Changes to our right to and ability to control privacy can be understood as part of what Ishay refers to as the rise “of a more bureaucratized, cyber-controlled society” (Ishay 2008, p352). At the root of these changes, she contends, are the expansion of counter-terrorist activities (particularly post September the 2011 terrorist attacks in the United States), paralleled with increases in access to and use of digital technologies. Within this context she asks if we need new human rights laws and mechanisms to protect digitally-mediated spaces that support both freedom of thought and freedom of expression. To debate what changes are needed in order to catch up with technological change, she suggests that we may need to look not only to new human rights treaties, but also toward greater coordination and campaigning among civil society regarding the implications of new forms of control that can be exerted when we use digital technologies to communicate (Ishay, 2008, pp. 354-5).
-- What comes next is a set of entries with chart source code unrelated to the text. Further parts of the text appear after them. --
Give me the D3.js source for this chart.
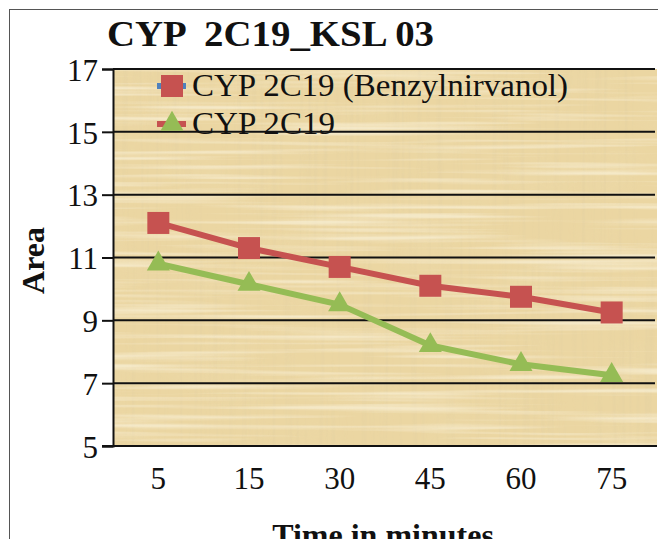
<!DOCTYPE html>
<html>
<head>
<meta charset="utf-8">
<script src="https://cdn.jsdelivr.net/npm/d3@7"></script>
<style>
  html, body { margin: 0; padding: 0; background: #fff; }
  svg { display: block; }
</style>
</head>
<body>
<script>
// Sampling times (minutes) and measured areas for each series
const categories = ["5", "15", "30", "45", "60", "75"];
const benzylValues = [12.1, 11.3, 10.7, 10.1, 9.75, 9.25];
const plainValues = [10.8, 10.15, 9.5, 8.2, 7.6, 7.25];
const yTicks = [5, 7, 9, 11, 13, 15, 17];
const seriesNames = ["CYP 2C19 (Benzylnirvanol)", "CYP 2C19"];

const W = 658, H = 539;
const plot = { left: 113, top: 69, right: 657, bottom: 446 };
const FONT = "'Liberation Serif', 'Times New Roman', serif";
const RED = "#c65250", GREEN = "#95bc55", BLUE = "#4f81bd";

const svg = d3.select("body").append("svg").attr("width", W).attr("height", H);
const defs = svg.append("defs");

// Papyrus-like fibre texture: thin light horizontal fibres, darker vertical fibres, soft blotches
function streaks(id, freq, octaves, seed, rgb, slope, offset) {
  const f = defs.append("filter").attr("id", id)
    .attr("x", 0).attr("y", 0).attr("width", 1).attr("height", 1);
  f.append("feTurbulence").attr("type", "fractalNoise")
    .attr("baseFrequency", freq).attr("numOctaves", octaves).attr("seed", seed).attr("result", "n");
  f.append("feColorMatrix").attr("in", "n").attr("type", "matrix")
    .attr("values", [
      0, 0, 0, 0, rgb[0],
      0, 0, 0, 0, rgb[1],
      0, 0, 0, 0, rgb[2],
      slope, 0, 0, 0, offset
    ].join(" ")).attr("result", "t");
  f.append("feComposite").attr("in", "t").attr("in2", "SourceGraphic").attr("operator", "in");
}
streaks("blot", "0.015 0.02", 2, 11, [0.84, 0.70, 0.40], 2.0, -0.9);
streaks("fibV", "0.22 0.004", 2, 7, [0.78, 0.64, 0.36], 3.0, -1.45);
streaks("fibH", "0.004 0.20", 2, 3, [0.97, 0.91, 0.74], 3.0, -1.40);

// Outer chart frame
svg.append("rect").attr("x", 9.5).attr("y", 9.5).attr("width", 700).attr("height", 700)
  .attr("fill", "none").attr("stroke", "#555").attr("stroke-width", 1);

const x = d3.scaleBand().domain(categories).range([plot.left, plot.right]).padding(0);
const cx = d => x(d) + x.bandwidth() / 2;
const y = d3.scaleLinear().domain([5, 17]).range([plot.bottom, plot.top]);

// Plot background
const bg = svg.append("g");
const pw = plot.right - plot.left, ph = plot.bottom - plot.top;
bg.append("rect").attr("x", plot.left).attr("y", plot.top).attr("width", pw).attr("height", ph)
  .attr("fill", "#ebd6a2");
[["blot", 0.5], ["fibV", 0.55], ["fibH", 0.6]].forEach(([id, op]) => {
  bg.append("rect").attr("x", plot.left).attr("y", plot.top).attr("width", pw).attr("height", ph)
    .attr("fill", "#fff").attr("filter", `url(#${id})`).attr("opacity", op);
});

// Horizontal gridlines
svg.append("g").selectAll("line").data(yTicks.filter(t => t > 5)).join("line")
  .attr("x1", plot.left).attr("x2", plot.right - 2)
  .attr("y1", d => y(d)).attr("y2", d => y(d))
  .attr("stroke", "#111").attr("stroke-width", 2);

// Y axis
const yAxis = svg.append("g").attr("transform", `translate(${plot.left},0)`)
  .call(d3.axisLeft(y).tickValues(yTicks).tickSize(11).tickPadding(4).tickFormat(d3.format("d")));
yAxis.select(".domain").attr("stroke", "#111").attr("stroke-width", 2);
yAxis.selectAll(".tick line").attr("stroke", "#111").attr("stroke-width", 2);
yAxis.selectAll("text").attr("font-family", FONT).attr("font-size", 31).attr("fill", "#111")
  .attr("dy", "0.36em");

// X axis
const xAxis = svg.append("g").attr("transform", `translate(0,${plot.bottom})`)
  .call(d3.axisBottom(x).tickSize(0).tickPadding(21));
xAxis.select(".domain").remove();
svg.append("line").attr("x1", plot.left - 11).attr("x2", plot.right)
  .attr("y1", plot.bottom).attr("y2", plot.bottom)
  .attr("stroke", "#111").attr("stroke-width", 2);
xAxis.selectAll("text").attr("font-family", FONT).attr("font-size", 31).attr("fill", "#111");

// Series lines and markers
const line = d3.line().x((d, i) => cx(categories[i])).y(d => y(d));
svg.append("path").datum(benzylValues).attr("d", line)
  .attr("fill", "none").attr("stroke", RED).attr("stroke-width", 6).attr("stroke-linejoin", "round");
svg.append("path").datum(plainValues).attr("d", line)
  .attr("fill", "none").attr("stroke", GREEN).attr("stroke-width", 6).attr("stroke-linejoin", "round");

const sq = 22;
svg.append("g").selectAll("rect").data(benzylValues).join("rect")
  .attr("x", (d, i) => cx(categories[i]) - sq / 2).attr("y", d => y(d) - sq / 2)
  .attr("width", sq).attr("height", sq).attr("fill", RED);

const tri = d3.symbol().type(d3.symbolTriangle).size(230);
svg.append("g").selectAll("path").data(plainValues).join("path")
  .attr("d", tri)
  .attr("transform", (d, i) => `translate(${cx(categories[i])},${y(d)})`)
  .attr("fill", GREEN);

// Legend
const legend = svg.append("g");
const rows = [
  { name: seriesNames[0], line: BLUE, y: 86, marker: "square", len: 376 },
  { name: seriesNames[1], line: RED, y: 124, marker: "triangle", len: 143 }
];
rows.forEach(r => {
  legend.append("line").attr("x1", 157).attr("x2", 186).attr("y1", r.y).attr("y2", r.y)
    .attr("stroke", r.line).attr("stroke-width", 6);
  if (r.marker === "square") {
    legend.append("rect").attr("x", 172 - sq / 2).attr("y", r.y - sq / 2)
      .attr("width", sq).attr("height", sq).attr("fill", RED);
  } else {
    legend.append("path").attr("d", tri).attr("transform", `translate(172,${r.y})`).attr("fill", GREEN);
  }
  legend.append("text").attr("x", 192).attr("y", r.y + 10)
    .attr("font-family", FONT).attr("font-size", 31).attr("fill", "#111")
    .attr("textLength", r.len).attr("lengthAdjust", "spacingAndGlyphs").text(r.name);
});

// Title and axis titles
svg.append("text").attr("x", 107).attr("y", 46)
  .attr("font-family", FONT).attr("font-weight", "bold").attr("font-size", 35).attr("fill", "#111")
  .attr("xml:space", "preserve").attr("textLength", 327).attr("lengthAdjust", "spacingAndGlyphs")
  .text("CYP  2C19_KSL 03");

svg.append("text").attr("transform", `translate(44,${(plot.top + plot.bottom) / 2 + 3}) rotate(-90)`)
  .attr("text-anchor", "middle")
  .attr("font-family", FONT).attr("font-weight", "bold").attr("font-size", 32).attr("fill", "#111")
  .text("Area");

svg.append("text").attr("x", (plot.left + plot.right) / 2 - 2).attr("y", 546)
  .attr("text-anchor", "middle")
  .attr("font-family", FONT).attr("font-weight", "bold").attr("font-size", 32).attr("fill", "#111")
  .text("Time in minutes");
</script>
</body>
</html>
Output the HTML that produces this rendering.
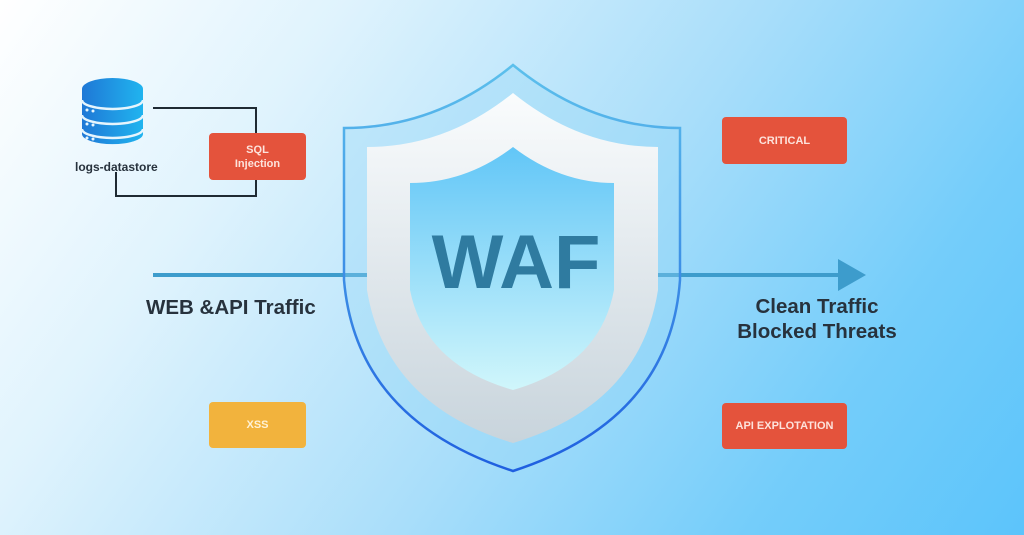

There are many factors that can be used to explain why we are now seeing increasing levels of and types of digital surveillance activities. Diebert and Rohozinski (2010) contend that the risks to governments posed by what they call 'dark networks' (which they define as networks carrying out or promoting criminal activities which might range from paedophilia networks to copyright infringements to credit card fraud) and also 'resistance networks' (referring to those who legitimately oppose governments or challenge their actions and effectiveness) have contributed to a “massive expansion of electronic surveillance among all countries, a significant portion of it carried out through extra-legal means and ⁄ or downloaded to private companies” (ibid. p28). More specifically, the September 2011 attacks, they state, led the United States to quickly implement wide-ranging legislation, in the form of the PATRIOT Act, which expanded the scope for electronic surveillance. Many countries were quick to follow in the footsteps of the U.S., requiring lawful access provisions for law enforcement to the files and records kept by private Internet Service Providers (ISPs) (ibid.).